Another thing I noticed in studying my plays in Fullerton's
office after I began to trade less unintelligently was that my
initial operations seldom showed me a loss. That naturally made
me decide to start big. It gave me confidence in my own judgment
before I allowed it to be vitiated by the advice of others or
even by my own impatience at times. Without faith in his own
judgment no man can go very far in this game. That is about all
I have learned to study general conditions, to take a position
and stick to it. I can wait without a twinge of impatience. I
can see a setback without being shaken, knowing that it is only
temporary. I have been short one hundred thousand shares and I
have seen a big rally coming. I have figured and figured
correctly -- that such a rally as I felt was inevitable, and
even wholesome, would make a difference of one million dollars
in my paper profits. And I nevertheless have stood pat and seen
half my paper profit wiped out, without once considering the
advisability of covering my shorts to put them out again on the
rally. I knew that if I did I might lose my position and with it
the certainty of a big killing. It is the big swing that makes
the big money for you.
 
I sold my position in silver this morning at 2800. After I did that, i thought to myself, "WTF am i doing?" I recalled the passage from Reminiscences that i posted above. I re bought my position in silver at 2820.
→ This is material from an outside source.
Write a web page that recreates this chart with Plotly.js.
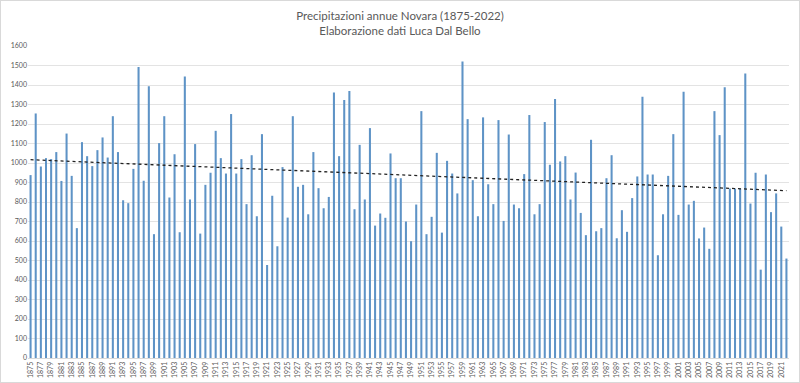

edit: currently trading at 2850
 
Quote from retaildaytrader:

I have come to Elitetrader to announce the top is now in. We have topped. The next low will be in March of next year. I am putting my reputation on the line this post. The next recession will start in January. The recovery has ended.

What if you are wrong? If I am wrong, I will get stopped out and then examine the market to see how it is acting, and if I can see any predictable pattern or opportunity, I will then position myself to try and best take advantage. What will you do if you are wrong?
 
Quote from limitdown:

not to pick on your comment,

ok, to pick on your comment (take with a grain of salt)

we use "recognize" in America,

generally those who speak English in other countries use "recognise"

Yes, I'm aware of that thanks. What's your point? Surely you are aware that there are not just American residents and citizens posting on this board.